Qu’on me laisse dire encore : ces points, de vue sont si éloignés déjà, si fugitifs ; ceux même qui les devraient le mieux savoir semblent si peu s’en ressouvenir en jugeant aujourd’hui, que j’ai besoin de tourner en tous sens pour les marquer. Marie Stuart était une transition, mais j’ose ajouter, une transition à ce qui n’est pas venu, à ce que l’auteur n’a pas achevé de réaliser lui-même. La tentative du moins était bonne, et elle demeure en vue comme une tête de pont qui n’aurait pas été continué. Le Cid d’Andalousie, qui devait faire l’arche suivante, a manqué, est resté en suspens et comme non avenu. Lors de Hernani plus tard, le pont a été hardiment repris, mais à un autre endroit et de l’autre côté de la rive. Il en résulte qu’entre l’ancien art dramatique et le nouveau il n’y a pas eu de pont et qu’on n’a point passé.

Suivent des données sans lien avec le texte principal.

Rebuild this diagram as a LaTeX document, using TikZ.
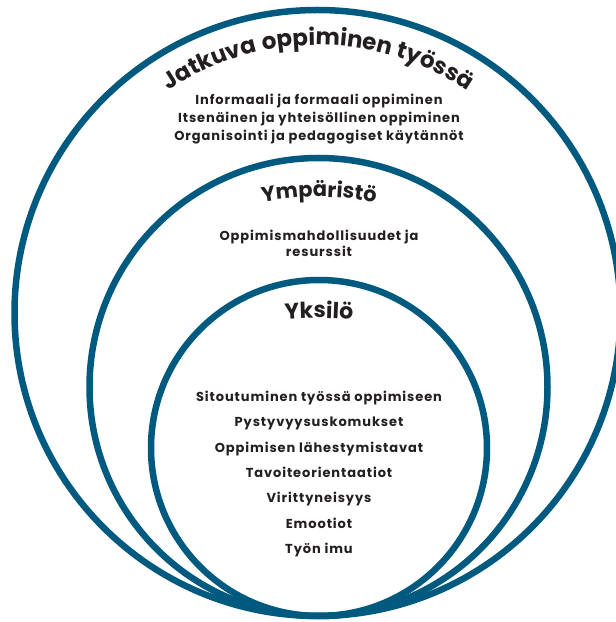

Représentons-nous bien l’état littéraire de la France aux abords de l’année 1820. La jeune école de Mme de Staël commençait à percer dans le monde ; la jeune école normale, M. Cousin en tête, étonnait dans son premier feu. Le plus léger des houzards romantiques, M. de Stendhal, poussait des pointes en divers sens ; des esprits studieux et libres, comme M. Fauriel, avaient de l’action dans de petits groupes distingués. Le séjour et les relations de Manzoni en France l’avaient fait d’abord connaître ; Charles Loyson, dans une ode sur l’Enthousiasme poétique, qu’il adressait à l’illustre Lombard, lui disait :

Toi, le talent est ton excuse ;
L’art te condamne, mais ta muse
S’absout, à force de beautés[1].

Plusieurs des romans de Walter Scott venaient de passer le détroit.

  1. Lycée français, tome IV, page 241. Dans ce même tome du Lycée, page 61, se trouvait une critique de Carmagnola par M. Chauvet, laquelle provoquait Manzoni à sa lettre en français sur les Unités. Mais ceci empiète et touche à la fin de 1820.